WHAT TO WORK ON:
Pictures in the entries below are to be left out; otherwise, reproduce exactly the lines from the first through the line containing "(11,5) rectangle (655,634);".
--- START OF PROVIDED DATA ---
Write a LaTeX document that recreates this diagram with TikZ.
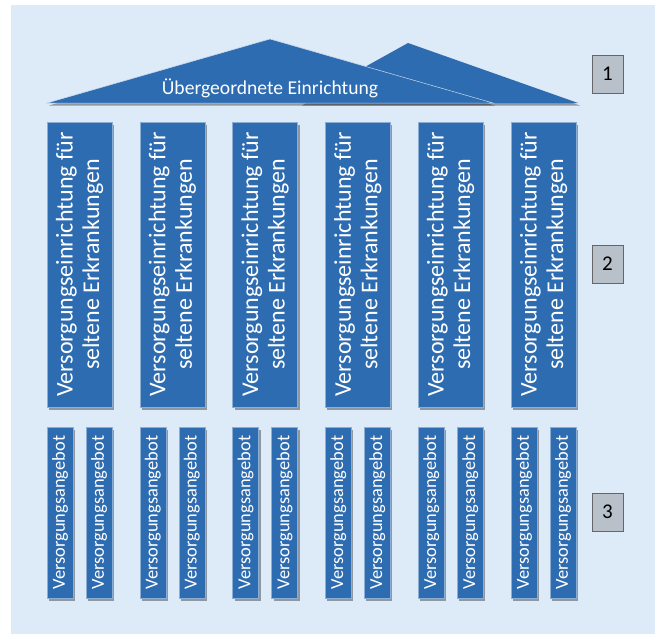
\documentclass[tikz,border=0pt]{standalone}
\usepackage{fontspec}
\setmainfont{Carlito}
\usetikzlibrary{shadows}

\definecolor{houseblue}{RGB}{46,108,177}
\definecolor{paleblue}{RGB}{221,234,247}
\definecolor{levelgray}{RGB}{184,192,202}

\tikzset{
  shade box/.style={drop shadow={shadow xshift=2pt, shadow yshift=-2.5pt, fill=black, opacity=.35}},
  pillar/.style={fill=houseblue, draw=houseblue!55!white, line width=.6pt, shade box,
    minimum width=65pt, minimum height=285pt, inner sep=0pt},
  offer/.style={pillar, minimum width=26pt, minimum height=171pt},
  sidetext/.style={rotate=90, text=white, align=center, inner sep=0pt},
  levelbox/.style={fill=levelgray, draw=black!60, line width=.6pt, minimum width=31pt,
    minimum height=38pt, inner sep=0pt, font=\fontsize{21}{24}\selectfont}
}

\begin{document}
\begin{tikzpicture}[x=1pt, y=-1pt]
  \useasboundingbox (0,0) rectangle (655,634);
  \fill[paleblue] (11,5) rectangle (655,634);

  % roof: back gable first, front gable over it
  \fill[houseblue, shade box] (300,103) -- (408,43) -- (578,103) -- cycle;
  \filldraw[fill=houseblue, draw=white!75!houseblue, line width=.5pt, shade box]
    (47,103) -- (270,39) -- (493,103) -- cycle;
  \node[text=white, font=\fontsize{19.6}{22}\selectfont] (roof) at (270,88) {Übergeordnete Einrichtung};

  % pillars with two offers below each
  \foreach \i in {0,...,5}{
    \pgfmathsetmacro\cx{79.5+92.8*\i}
    \node[pillar] (pillar\i) at (\cx,264.5) {};
    \node[sidetext, font=\fontsize{24}{26.5}\selectfont] at (pillar\i) {Versorgungseinrichtung für\\seltene Erkrankungen};
    \node[offer] (offerA\i) at (\cx-19.5,512.5) {};
    \node[offer] (offerB\i) at (\cx+19.5,512.5) {};
    \node[sidetext, font=\fontsize{18.4}{20}\selectfont] at (offerA\i) {Versorgungsangebot};
    \node[sidetext, font=\fontsize{18.4}{20}\selectfont] at (offerB\i) {Versorgungsangebot};
  }

  % level numbers
  \foreach \n/\y in {1/74,2/264,3/512}{
    \node[levelbox] (level\n) at (607.5,\y) {\n};
  }
\end{tikzpicture}
\end{document}
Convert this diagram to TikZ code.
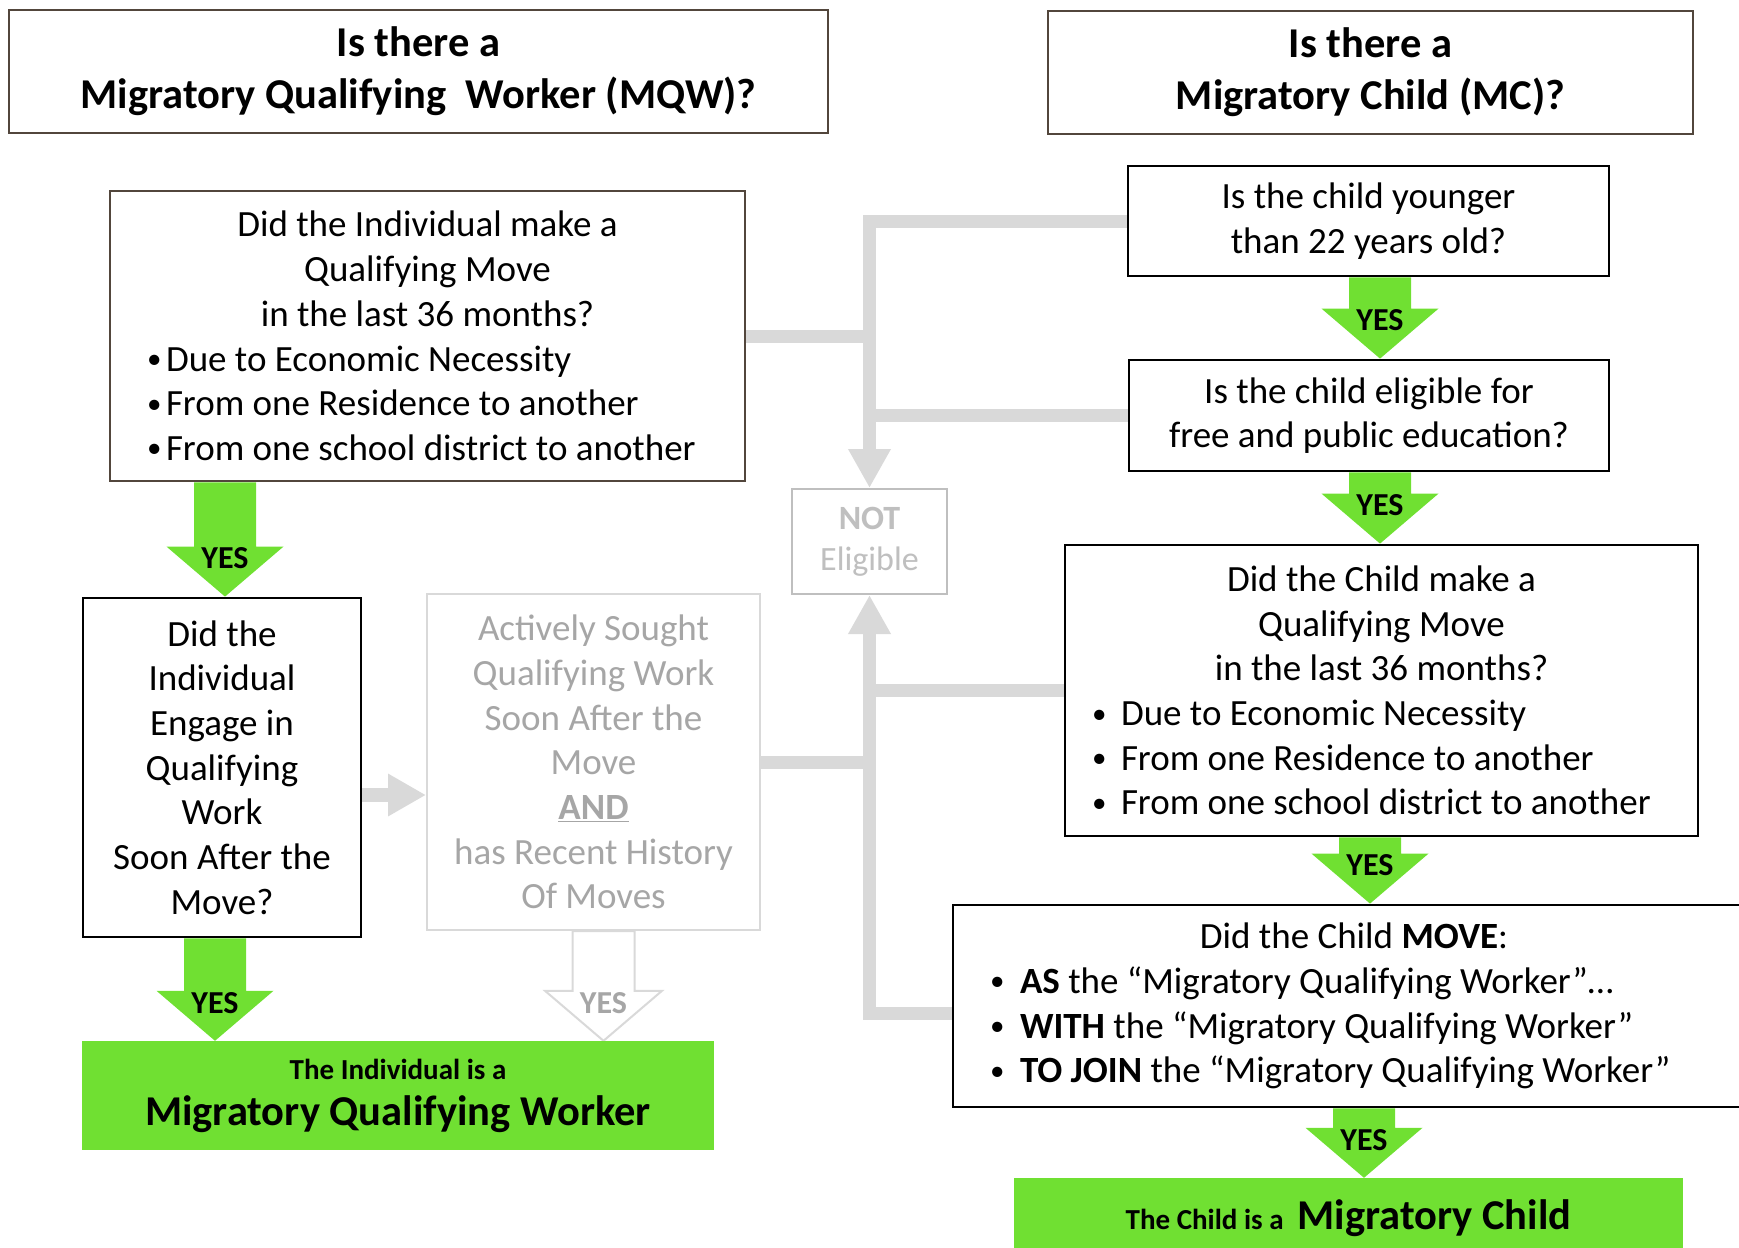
\documentclass[tikz,border=0pt]{standalone}
\usepackage{fontspec}
\setmainfont{Carlito}
\usepackage{xcolor}
\usepackage{tikz}
\usetikzlibrary{arrows.meta}
\usetikzlibrary{backgrounds}

\definecolor{boxbrown}{RGB}{82,70,60}
\definecolor{yesgreen}{RGB}{112,224,50}
\definecolor{linegrey}{RGB}{217,217,217}
\definecolor{textgrey}{RGB}{166,166,166}
\definecolor{notgrey}{RGB}{191,191,191}

\newcommand{\bul}[1][19pt]{\makebox[#1][l]{\raisebox{2.5pt}{\fontsize{29}{29}\selectfont\textbullet}}}

% block arrow with YES: x, upper node, lower node, name, colour set
\newcommand{\yesarrow}[5]{%
    \coordinate (#4t) at (#1,0 |- #2.south);
    \coordinate (#4b) at (#1,0 |- #3.north);
    \path[#5 arrow] ([xshift=-31pt]#4t) -- ([xshift=31pt]#4t)
        -- ([xshift=31pt,yshift=50pt]#4b) -- ([xshift=58.5pt,yshift=50pt]#4b)
        -- (#4b) -- ([xshift=-58.5pt,yshift=50pt]#4b)
        -- ([xshift=-31pt,yshift=50pt]#4b) -- cycle;
    \node[#5 label] (#4) at ([yshift=38pt]#4b) {YES};
}

\tikzset{
    qbox/.style={draw=black, line width=2.8pt, fill=white, inner sep=0pt,
        font=\fontsize{37}{44.7}\selectfont, align=center},
    headbox/.style={draw=boxbrown, line width=2.8pt, fill=white,
        font=\fontsize{42.5}{52}\selectfont\bfseries, align=center},
    resultbox/.style={fill=yesgreen, inner sep=0pt, align=center,
        font=\fontsize{42.5}{46}\selectfont\bfseries},
    greyline/.style={draw=linegrey, line width=13pt},
    green arrow/.style={fill=yesgreen},
    green label/.style={font=\fontsize{32}{36}\selectfont\bfseries, text=black},
    grey arrow/.style={draw=linegrey, line width=2pt, fill=white},
    grey label/.style={font=\fontsize{32}{36}\selectfont\bfseries, text=textgrey}
}

\begin{document}
\begin{tikzpicture}[x=1pt, y=1pt]
            \useasboundingbox (0,0) rectangle (1739,-1247);

            % headers
            \node[headbox, minimum width=819pt, minimum height=123pt] (mqwhead) at (418.5,-71.5)
                {Is there a\\ Migratory Qualifying\ \ Worker (MQW)?};
            \node[headbox, minimum width=645pt, minimum height=123pt] (mchead) at (1370.5,-72.5)
                {Is there a\\ Migratory Child (MC)?};

            % worker side
            \node[qbox, draw=boxbrown, minimum width=635pt, minimum height=290pt,
                text width=561pt, inner xsep=37pt, align=flush left] (indmove) at (427.5,-336)
                {\centering Did the Individual make a\\ Qualifying Move\\ in the last 36 months?\par\raggedright
                \bul Due to Economic Necessity\\ \bul From one Residence to another\\ \bul From one school district to another};
            \node[qbox, minimum width=278pt, minimum height=339pt] (engage) at (222,-767.5)
                {Did the\\ Individual\\ Engage in\\ Qualifying\\ Work\\ Soon After the\\ Move?};
            \node[qbox, draw=linegrey, line width=2pt, text=textgrey, minimum width=333pt, minimum height=336pt] (actively) at (593.5,-762)
                {Actively Sought\\ Qualifying Work\\ Soon After the\\ Move\\ \textbf{\underline{AND}}\\ has Recent History\\ Of Moves};
            \node[resultbox, minimum width=632pt, minimum height=109pt] (mqwgreen) at (398,-1095.5)
                {{\fontsize{29}{46}\selectfont The Individual is a}\\ Migratory Qualifying Worker};

            \node[qbox, draw=notgrey, line width=2pt, text=notgrey, font=\fontsize{34}{41}\selectfont,
                minimum width=155pt, minimum height=105pt] (noteligible) at (869.5,-541.5)
                {\textbf{NOT}\\ Eligible};

            % child side
            \node[qbox, minimum width=481pt, minimum height=110pt] (younger) at (1368.5,-221)
                {Is the child younger\\ than 22 years old?};
            \node[qbox, minimum width=480pt, minimum height=111pt] (eligible) at (1369,-415.5)
                {Is the child eligible for\\ free and public education?};
            \node[qbox, minimum width=633pt, minimum height=291pt,
                text width=579pt, inner xsep=27pt, align=flush left] (childmove) at (1381.5,-690.5)
                {\centering Did the Child make a\\ Qualifying Move\\ in the last 36 months?\par\raggedright
                \bul[29pt]Due to Economic Necessity\\ \bul[29pt]From one Residence to another\\ \bul[29pt]From one school district to another};
            \node[qbox, minimum width=802pt, minimum height=202pt,
                text width=728pt, inner xsep=37pt, align=flush left] (withmqw) at (1354,-1006)
                {\centering Did the Child \textbf{MOVE}:\par\raggedright
                \bul[30pt]\textbf{AS} the “Migratory Qualifying Worker”…\\
                \bul[30pt]\textbf{WITH} the “Migratory Qualifying Worker”\\
                \bul[30pt]\textbf{TO JOIN} the “Migratory Qualifying Worker”};
            \node[resultbox, minimum width=669pt, minimum height=80pt] (mcgreen) at (1348.5,-1218)
                {{\fontsize{29}{46}\selectfont The Child is a}\hspace{14pt}Migratory Child};

            \begin{scope}[on background layer]
                % not eligible branches
                \draw[greyline, -{Triangle[length=39pt,width=40pt]}] (younger.west) -| (noteligible.north);
                \draw[greyline] (indmove.east) -- (indmove.east -| noteligible.north);
                \draw[greyline] (eligible.west) -- (eligible.west -| noteligible.north);
                \draw[greyline, -{Triangle[length=39pt,width=40pt]}] ([yshift=-7pt]withmqw.west) -| (noteligible.south);
                \draw[greyline] (childmove.west) -- (childmove.west -| noteligible.south);
                \draw[greyline] (actively.east) -- (actively.east -| noteligible.south);
                \coordinate (engout) at ([yshift=-27.5pt]engage.east);
                \draw[greyline, line width=14pt, -{Triangle[length=38pt,width=40pt]}] (engout) -- (engout -| actively.west);

                % yes arrows
                \yesarrow{225}{indmove}{engage}{yesa}{green}
                \yesarrow{215}{engage}{mqwgreen}{yesb}{green}
                \yesarrow{603.5}{actively}{mqwgreen}{yesc}{grey}
                \yesarrow{1380}{younger}{eligible}{yesd}{green}
                \yesarrow{1380}{eligible}{childmove}{yese}{green}
                \yesarrow{1370}{childmove}{withmqw}{yesf}{green}
                \yesarrow{1364}{withmqw}{mcgreen}{yesg}{green}
            \end{scope}
        \end{tikzpicture}
\end{document}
--- END OF PROVIDED DATA ---
COMPLETE OUTPUT:
Write a LaTeX document that recreates this diagram with TikZ.
\documentclass[tikz,border=0pt]{standalone}
\usepackage{fontspec}
\setmainfont{Carlito}
\usetikzlibrary{shadows}

\definecolor{houseblue}{RGB}{46,108,177}
\definecolor{paleblue}{RGB}{221,234,247}
\definecolor{levelgray}{RGB}{184,192,202}

\tikzset{
  shade box/.style={drop shadow={shadow xshift=2pt, shadow yshift=-2.5pt, fill=black, opacity=.35}},
  pillar/.style={fill=houseblue, draw=houseblue!55!white, line width=.6pt, shade box,
    minimum width=65pt, minimum height=285pt, inner sep=0pt},
  offer/.style={pillar, minimum width=26pt, minimum height=171pt},
  sidetext/.style={rotate=90, text=white, align=center, inner sep=0pt},
  levelbox/.style={fill=levelgray, draw=black!60, line width=.6pt, minimum width=31pt,
    minimum height=38pt, inner sep=0pt, font=\fontsize{21}{24}\selectfont}
}

\begin{document}
\begin{tikzpicture}[x=1pt, y=-1pt]
  \useasboundingbox (0,0) rectangle (655,634);
  \fill[paleblue] (11,5) rectangle (655,634);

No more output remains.